En route to Argentina, Xi vowed on Wednesday that China would “make a lot of efforts to speed up market access, improve the investment environment and increase protection of intellectual property.”

But foreign firms in China complain that such promises are all too routine, and analysts doubt that Trump and Xi’s talks over a working dinner will serve up much beyond a commitment to negotiate further.

For starters, US Trade Representative Robert Lighthizer on Wednesday slammed Beijing for failing to offer “meaningful reform” on aggressive trade policies and threatened tariffs on Chinese autos.

In an interview with Argentine daily La Nacion, French President Emmanuel Macron warned against the risk of “a destructive trade war for all” emanating from the G20 discussions.

“If we do not show concrete progress, our international meetings become useless and even counterproductive,” he said.

Paul Haenle, director of the Carnegie–Tsinghua Center for Global Policy in Beijing, said Trump needs to properly overhaul the US-China trading relationship and press for lasting reforms by Xi.

“An agreement that simply results in the purchase of more US products from China, or promises vague commitments with unclear timelines, will only serve to kick the can down the road, and would further harm the state of the relationship for years to come,” he commented.

The G20 summit is already confronted with dire warnings, by the International Monetary Fund among others, of the potential harm faced by the world economy from Trump’s tariffs on Chinese goods and his stated threats of action to come against European and Japanese cars.

G20 leaders, whose countries account for four-fifths of the world’s economic output, first met in November 2008 to forge a united front against the global financial crisis.

A decade on, that unity has vanished as the “America First” Trump shreds the consensus underpinning international trade and other G20 countries such as Brazil, Italy and Mexico turn to populist leaders.

Trump has repeatedly shown his disdain for international summitry by blocking final communiques at other recent gatherings such as the G7 and the Asia-Pacific bloc APEC.

G20 sources said agreement about the communique in Buenos Aires was hitting trouble on climate change. Trump now has an ally on that issue in Brazil’s incoming, far-right president Jair Bolsonaro, their skepticism defying scientists’ increasingly urgent warnings that the planetary threat is real and needs policy redress now.

Thomas Wright, senior fellow at the Brookings Institution in Washington, said “there’s a deep division in this G20 now between democracies and authoritarians.”

“Now I think it’s really been stripped bare,” he said, adding there was an opening for a leader like Macron or Canada’s Justin Trudeau to make a splash in Argentina by standing up for liberal values.

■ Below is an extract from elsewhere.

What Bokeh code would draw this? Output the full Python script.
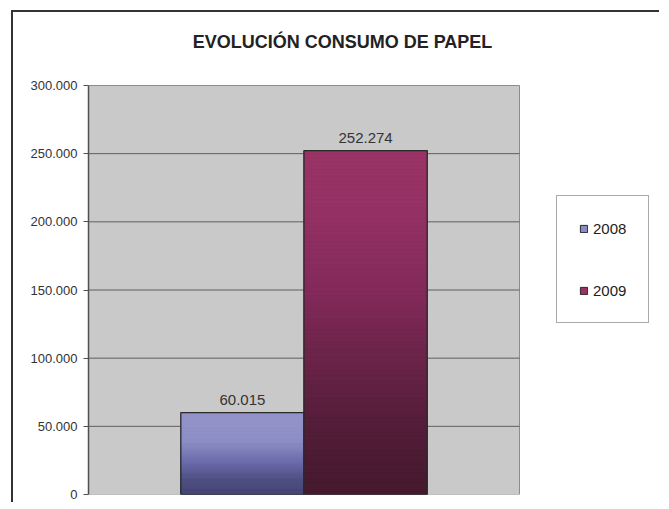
import numpy as np
from bokeh.plotting import figure
from bokeh.models import (Range1d, FixedTicker, Label, LabelSet, ColumnDataSource,
                          Legend, LegendItem, BoxAnnotation)
from bokeh.core.properties import value
from bokeh.embed import file_html
from bokeh.resources import INLINE

# ---------------- data ----------------
title = "EVOLUCIÓN CONSUMO DE PAPEL"
years = ["2008", "2009"]
values = [60015, 252274]
y_ticks = [0, 50000, 100000, 150000, 200000, 250000, 300000]
y_tick_labels = ["0", "50.000", "100.000", "150.000", "200.000", "250.000", "300.000"]
y_max = 300000

# gradient stops (fraction from bar top -> colour)
grad_2008 = [(0.0, "#9696CB"), (0.35, "#8F8FC7"), (0.62, "#6A6AAA"), (0.82, "#4F4F82"), (1.0, "#434371")]
grad_2009 = [(0.0, "#9A3366"), (0.15, "#963265"), (0.4, "#842A5B"), (0.6, "#6B2449"), (0.8, "#531D39"), (1.0, "#44192D")]
gradients = [grad_2008, grad_2009]
swatch_colors = ["#8A8AC4", "#993366"]

def hex2rgb(h):
    h = h.lstrip("#")
    return np.array([int(h[i:i + 2], 16) for i in (0, 2, 4)], dtype=float)

def grad_color(stops, f):
    fs = [s[0] for s in stops]
    cs = np.array([hex2rgb(s[1]) for s in stops])
    rgb = [np.interp(f, fs, cs[:, k]) for k in range(3)]
    return "#%02x%02x%02x" % tuple(int(round(c)) for c in rgb)

def fmt(v):
    return f"{v:,}".replace(",", ".")

# layout: plot area occupies x in [0, 1] and y in [0, y_max];
# the rest of the frame holds the title and the legend
W, H = 648, 492
LEFT, BOTTOM = 75, 10
AREA_W, AREA_H = 431, 409
frame_h = H - BOTTOM
x_end = (W - LEFT) / AREA_W
y_end = y_max * frame_h / AREA_H

p = figure(width=W, height=H, output_backend="svg", toolbar_location=None, tools="",
           x_range=Range1d(0, x_end), y_range=Range1d(0, y_end),
           x_axis_location=None,
           min_border_left=LEFT, min_border_right=0, min_border_top=0, min_border_bottom=BOTTOM,
           background_fill_color="white", border_fill_color="white",
           outline_line_color=None,
           margin=(10, 0, 0, 11),
           styles={"border-left": "2px solid #333333", "border-top": "2px solid #333333"})

# plot area background
p.add_layout(BoxAnnotation(left=0, right=1, bottom=0, top=y_max, level="underlay",
                           fill_color="#C9C9C9", fill_alpha=1,
                           line_color="#8C8C8C", line_width=1, line_alpha=1))

# axes / grid
ax = p.yaxis[0]
ax.bounds = (0, y_max)
ax.ticker = FixedTicker(ticks=y_ticks)
ax.major_label_overrides = {t: l for t, l in zip(y_ticks, y_tick_labels)}
ax.minor_tick_line_color = None
ax.major_tick_in = 0
ax.major_tick_out = 5
ax.major_tick_line_color = "#505050"
ax.axis_line_color = "#505050"
ax.axis_line_width = 1.5
ax.major_label_standoff = 6
ax.major_label_text_font = "Liberation Sans"
ax.major_label_text_font_size = "13px"
ax.major_label_text_color = "#333333"
p.xgrid.visible = False
p.ygrid.visible = False
inner = y_ticks[1:-1]
p.segment(x0=[0] * len(inner), x1=[1] * len(inner), y0=inner, y1=inner,
          line_color="#5E5E5E", line_width=1)

# bars
gap = 1.5
n = len(values)
bw = 1.0 / (n + gap)
left0 = 0.5 - n * bw / 2
N = 90
base_renderers = []
centers = []
for i, (yr, v) in enumerate(zip(years, values)):
    x0 = left0 + i * bw
    x1 = x0 + bw
    centers.append((x0 + x1) / 2)
    r = p.quad(left=[x0], right=[x1], bottom=[0], top=[v],
               fill_color=swatch_colors[i], line_color="#2A2A2A", line_width=1)
    base_renderers.append(r)
    f = np.linspace(0, 1, N + 1)
    tops = [v * (1 - f[k]) for k in range(N)]
    bots = [v * (1 - f[k + 1]) for k in range(N)]
    cols = [grad_color(gradients[i], (f[k] + f[k + 1]) / 2) for k in range(N)]
    p.quad(left=[x0] * N, right=[x1] * N, top=tops, bottom=bots,
           fill_color=cols, line_color=cols, line_width=0.6)
    p.quad(left=[x0], right=[x1], bottom=[0], top=[v],
           fill_color=None, line_color="#2A2A2A", line_width=1.2)

# data labels
src = ColumnDataSource(dict(x=centers, y=values, t=[fmt(v) for v in values]))
p.add_layout(LabelSet(x="x", y="y", text="t", source=src, y_offset=8,
                      text_align="center", text_baseline="alphabetic",
                      text_font=value("Liberation Sans"), text_font_size="15px",
                      text_color="#333333"))

# title (screen units relative to the frame's bottom-left corner)
p.add_layout(Label(x=254, y=frame_h - 29, x_units="screen", y_units="screen", text=title,
                   text_align="center", text_baseline="alphabetic",
                   text_font="Liberation Sans", text_font_style="bold",
                   text_font_size="18px", text_color="#222222"))

# legend
legend = Legend(items=[LegendItem(label=yr, renderers=[base_renderers[i]]) for i, yr in enumerate(years)],
                location=(468, 171), orientation="vertical",
                border_line_color="#555555", border_line_width=1,
                background_fill_color="white", background_fill_alpha=1,
                padding=22, spacing=42, margin=0,
                glyph_width=9, glyph_height=9, label_standoff=5, label_height=20,
                label_text_font="Liberation Sans", label_text_font_size="15px",
                label_text_color="#222222")
p.add_layout(legend)

open("out.html", "w").write(file_html(p, INLINE))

Meanwhile the US, Canada and Mexico are expected in Buenos Aires on Friday to sign a revamped version of the North American trade pact NAFTA, which Trump excoriated when running for president.

If that negotiation has averted one trade war, the IMF said Trump’s threatened auto tariffs on Europe and Japan could lop three-fourths of a percent off the global economy.

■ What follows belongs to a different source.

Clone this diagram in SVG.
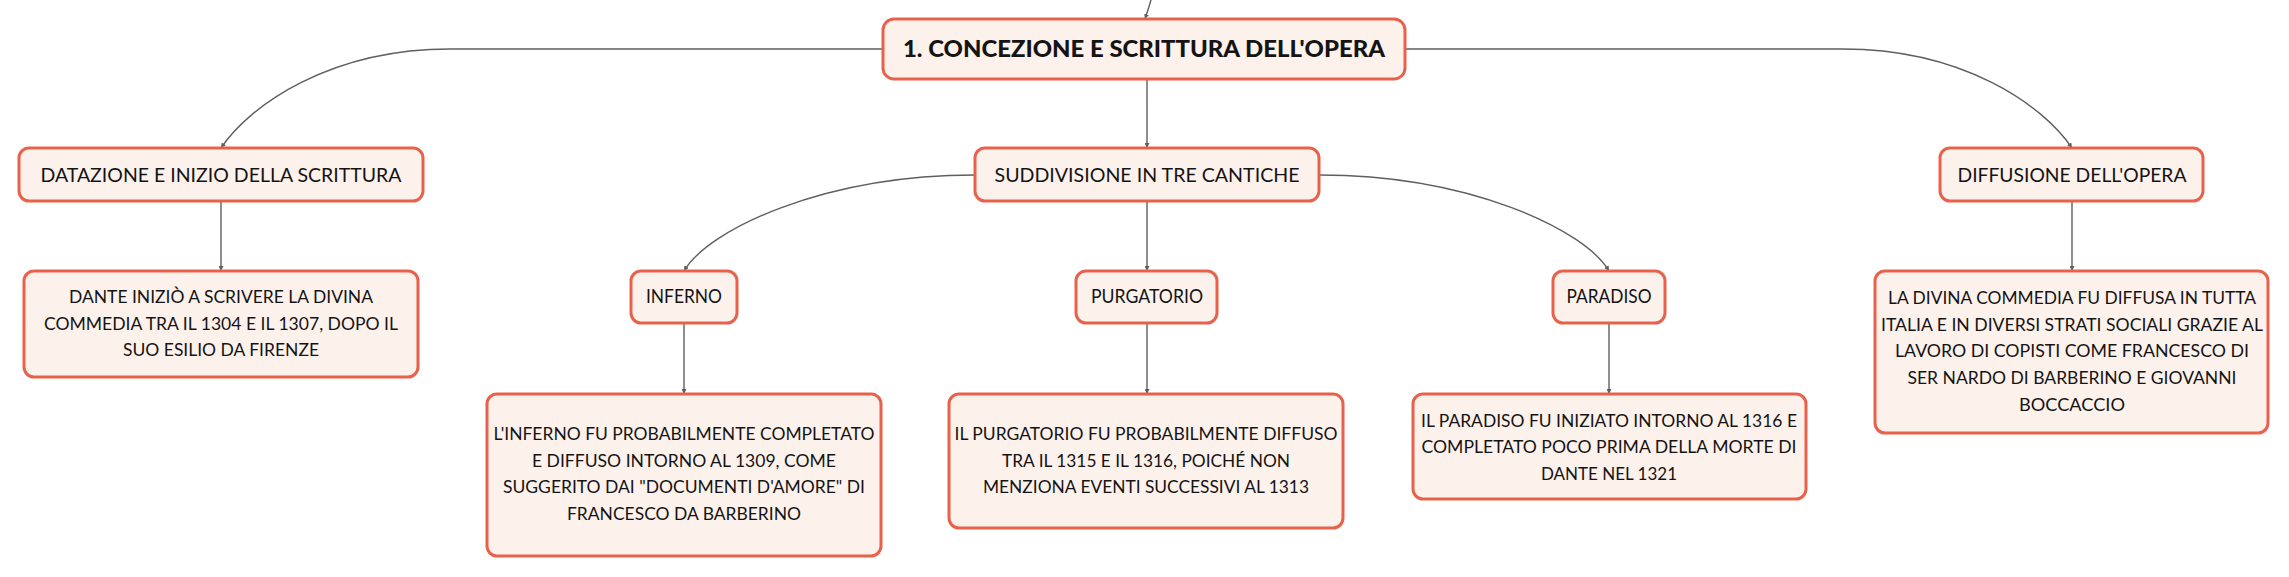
<svg xmlns="http://www.w3.org/2000/svg" width="2289" height="577" viewBox="0 0 2289 577">
<style>
.box{fill:#fdf1ec;stroke:#e8624b;stroke-width:3}
.conn{fill:none;stroke:#5f5f5f;stroke-width:1.4}
.t{font-family:Lato,"Noto Sans","Liberation Sans",sans-serif;fill:#141414;text-anchor:middle}
.lab{font-size:19px}
.body{font-size:16.5px}
.root{font-size:23px;font-weight:900}
</style>
<defs>
<marker id="arr" markerUnits="userSpaceOnUse" markerWidth="6" markerHeight="5" refX="5" refY="2.5" orient="auto">
<path d="M0,0 L5,2.5 L0,5 z" fill="#5f5f5f"/>
</marker>
</defs>
<rect width="2289" height="577" fill="#ffffff"/>
<g id="connectors">
<path class="conn" d="M1151,0 Q1148,10 1145,19" marker-end="url(#arr)"/>
<path class="conn" d="M883,49 H450 C330,49 250,105 221,148" marker-end="url(#arr)"/>
<path class="conn" d="M1405,49 H1843 C1963,49 2043,105 2072,148" marker-end="url(#arr)"/>
<path class="conn" d="M1147,79 V148" marker-end="url(#arr)"/>
<path class="conn" d="M975,175 C823,175 708,230 684,271" marker-end="url(#arr)"/>
<path class="conn" d="M1319,175 C1470,175 1585,230 1609,271" marker-end="url(#arr)"/>
<path class="conn" d="M1147,201 V271" marker-end="url(#arr)"/>
<path class="conn" d="M221,201 V271" marker-end="url(#arr)"/>
<path class="conn" d="M2072,201 V271" marker-end="url(#arr)"/>
<path class="conn" d="M684,323 V394" marker-end="url(#arr)"/>
<path class="conn" d="M1147,323 V394" marker-end="url(#arr)"/>
<path class="conn" d="M1609,323 V394" marker-end="url(#arr)"/>
</g>
<g id="root">
<rect class="box" x="883" y="19" width="522" height="60" rx="11"/>
<text class="t root" x="1144" y="57" textLength="482" lengthAdjust="spacingAndGlyphs">1. CONCEZIONE E SCRITTURA DELL'OPERA</text>
</g>
<g id="datazione">
<rect class="box" x="19" y="148" width="404" height="53" rx="10"/>
<text class="t lab" x="221" y="182" textLength="361" lengthAdjust="spacingAndGlyphs">DATAZIONE E INIZIO DELLA SCRITTURA</text>
</g>
<g id="datazione-testo">
<rect class="box" x="24" y="271" width="394" height="106" rx="10"/>
<text class="t body" x="221" y="303" textLength="304" lengthAdjust="spacingAndGlyphs">DANTE INIZIÒ A SCRIVERE LA DIVINA</text>
<text class="t body" x="221" y="330" textLength="354" lengthAdjust="spacingAndGlyphs">COMMEDIA TRA IL 1304 E IL 1307, DOPO IL</text>
<text class="t body" x="221" y="356" textLength="196" lengthAdjust="spacingAndGlyphs">SUO ESILIO DA FIRENZE</text>
</g>
<g id="suddivisione">
<rect class="box" x="975" y="148" width="344" height="53" rx="10"/>
<text class="t lab" x="1147" y="182" textLength="305" lengthAdjust="spacingAndGlyphs">SUDDIVISIONE IN TRE CANTICHE</text>
</g>
<g id="inferno">
<rect class="box" x="631" y="271" width="106" height="52" rx="10"/>
<text class="t lab" x="684" y="303" textLength="76" lengthAdjust="spacingAndGlyphs">INFERNO</text>
</g>
<g id="inferno-testo">
<rect class="box" x="487" y="394" width="394" height="162" rx="10"/>
<text class="t body" x="684" y="440" textLength="381" lengthAdjust="spacingAndGlyphs">L'INFERNO FU PROBABILMENTE COMPLETATO</text>
<text class="t body" x="684" y="467" textLength="304" lengthAdjust="spacingAndGlyphs">E DIFFUSO INTORNO AL 1309, COME</text>
<text class="t body" x="684" y="493" textLength="362" lengthAdjust="spacingAndGlyphs">SUGGERITO DAI "DOCUMENTI D'AMORE" DI</text>
<text class="t body" x="684" y="520" textLength="234" lengthAdjust="spacingAndGlyphs">FRANCESCO DA BARBERINO</text>
</g>
<g id="purgatorio">
<rect class="box" x="1076" y="271" width="141" height="52" rx="10"/>
<text class="t lab" x="1147" y="303" textLength="112" lengthAdjust="spacingAndGlyphs">PURGATORIO</text>
</g>
<g id="purgatorio-testo">
<rect class="box" x="949" y="394" width="394" height="134" rx="10"/>
<text class="t body" x="1146" y="440" textLength="383" lengthAdjust="spacingAndGlyphs">IL PURGATORIO FU PROBABILMENTE DIFFUSO</text>
<text class="t body" x="1146" y="467" textLength="288" lengthAdjust="spacingAndGlyphs">TRA IL 1315 E IL 1316, POICHÉ NON</text>
<text class="t body" x="1146" y="493" textLength="326" lengthAdjust="spacingAndGlyphs">MENZIONA EVENTI SUCCESSIVI AL 1313</text>
</g>
<g id="paradiso">
<rect class="box" x="1553" y="271" width="112" height="52" rx="10"/>
<text class="t lab" x="1609" y="303" textLength="85" lengthAdjust="spacingAndGlyphs">PARADISO</text>
</g>
<g id="paradiso-testo">
<rect class="box" x="1413" y="394" width="393" height="105" rx="10"/>
<text class="t body" x="1609" y="427" textLength="376" lengthAdjust="spacingAndGlyphs">IL PARADISO FU INIZIATO INTORNO AL 1316 E</text>
<text class="t body" x="1609" y="453" textLength="375" lengthAdjust="spacingAndGlyphs">COMPLETATO POCO PRIMA DELLA MORTE DI</text>
<text class="t body" x="1609" y="480" textLength="136" lengthAdjust="spacingAndGlyphs">DANTE NEL 1321</text>
</g>
<g id="diffusione">
<rect class="box" x="1940" y="148" width="263" height="53" rx="10"/>
<text class="t lab" x="2072" y="182" textLength="229" lengthAdjust="spacingAndGlyphs">DIFFUSIONE DELL'OPERA</text>
</g>
<g id="diffusione-testo">
<rect class="box" x="1875" y="271" width="393" height="162" rx="10"/>
<text class="t body" x="2072" y="304" textLength="368" lengthAdjust="spacingAndGlyphs">LA DIVINA COMMEDIA FU DIFFUSA IN TUTTA</text>
<text class="t body" x="2072" y="331" textLength="382" lengthAdjust="spacingAndGlyphs">ITALIA E IN DIVERSI STRATI SOCIALI GRAZIE AL</text>
<text class="t body" x="2072" y="357" textLength="354" lengthAdjust="spacingAndGlyphs">LAVORO DI COPISTI COME FRANCESCO DI</text>
<text class="t body" x="2072" y="384" textLength="329" lengthAdjust="spacingAndGlyphs">SER NARDO DI BARBERINO E GIOVANNI</text>
<text class="t body" x="2072" y="411" textLength="106" lengthAdjust="spacingAndGlyphs">BOCCACCIO</text>
</g>
</svg>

Britain’s “Brexit” separation from the European Union is another threat to global growth, IMF chief Christine Lagarde said.

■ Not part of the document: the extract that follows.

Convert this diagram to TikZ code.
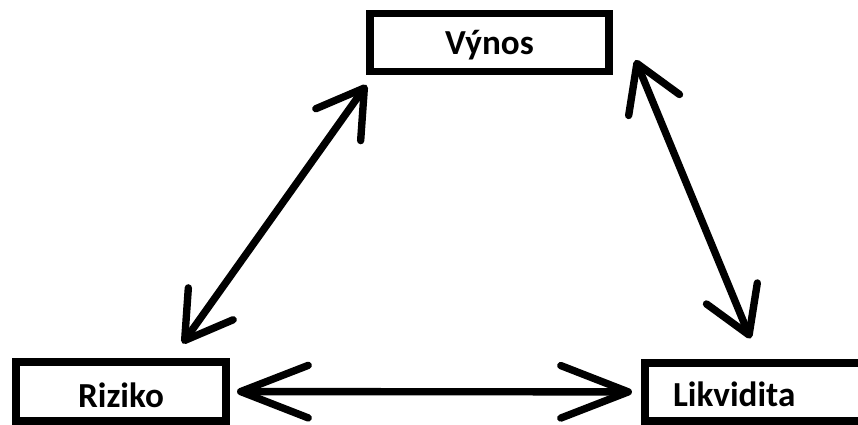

Like Trump and Xi, Prime Minister Theresa May will arrive in Buenos Aires late on Thursday to bring another intriguing subplot to the world’s pre-eminent economic forum.

Britain and Argentina went to war over the Falkland/Malvinas islands in 1982, and May will be the first serving British leader ever to visit the Argentine capital.

In the here and now, May will use the G20 to sell Britain’s post-Brexit trading future outside the EU.

But Trump has done her no favors by mocking a hard-fought withdrawal agreement negotiated between London and Brussels, and May still has to win backing for the deal from the fractious British parliament.